Forgive us if we don’t take this one at face value.  Michael Arrington over at TechCrunch says there is a Google-branded phone in the works. They don’t have many details except that it will be heading to market in January, and that is only because it is taking longer than expected.  

Sure, they might be doing another level of co-branding like Microsoft is doing with Sharp on their Pink phones.  But they’ve already gone down that road.  Verizon already sells the Droid with Google branding and Tmobile has sold the G1 “with Google” branding since day one.  Expanding on that isn’t what we are talking about here.

What Arrington is talking about is a Google product, sold by Google with no other branding on it.  The OS won’t have to go thru carriers’ systems.  It will be maintained by Google.  Just like the iPhone is maintained by Apple. 

But Google obviously doesn’t have some secret high tech phone manufacturing facility somewhere in China.  They will likely outsource the building of the product to one of the mega factories that do this sort of thing, also just like Apple does with the iPhone – again, if this is true.

There’s just one problem: Google Android head Andy Rubin, who would know about such a product went on record saying that nothing like this exists just two weeks ago.

“We’re not making hardware,” Rubin said. “We’re enabling other people to build hardware.”

Now, Google has played a role in designing phones that have emerged with Android, such as the G1. For example, Google advocated the infamous hinge design on the G1 based on its desire to offer a phone with a five-row keyboard, Rubin said. That design was not popular with reviewers, however, and Rubin joked that perhaps that’s why Google shouldn’t make its own hardware.

But pushing for a design feature is a far cry from designing an entire phone, contracting with a manufacturing partner to build it, and working the distribution channels to get it to market.
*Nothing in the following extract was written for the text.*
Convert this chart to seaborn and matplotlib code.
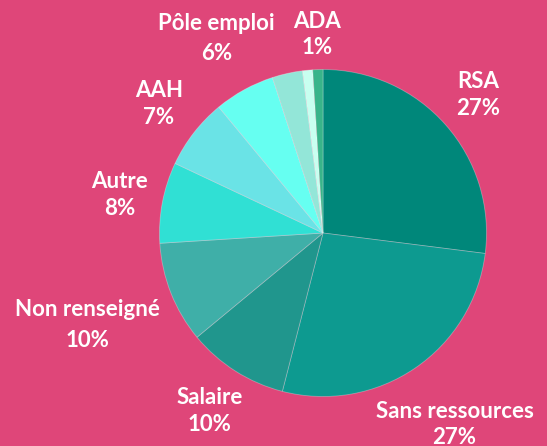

That would be “a fundamental shift” in Google’s business model, Rubin said, and one the company does not seem prepared to make at this time.

Obviously there is room for maneuvering here with words but the bigger issue is with handset partners. 

Google has somehow convinced just about every handset maker in the industry to jump on the Android bandwagon.  Clearly these manufacturers wouldn’t have signed their product line away to Google without a provision that Google wouldn’t be competing directly with them within a year.  At least, we’d hope not.

So, with all this in mind, we don’t expect to see a G-phone.  If anything, we would expect to see another level of Google branding on the next Android Uber-phone…or Tablet.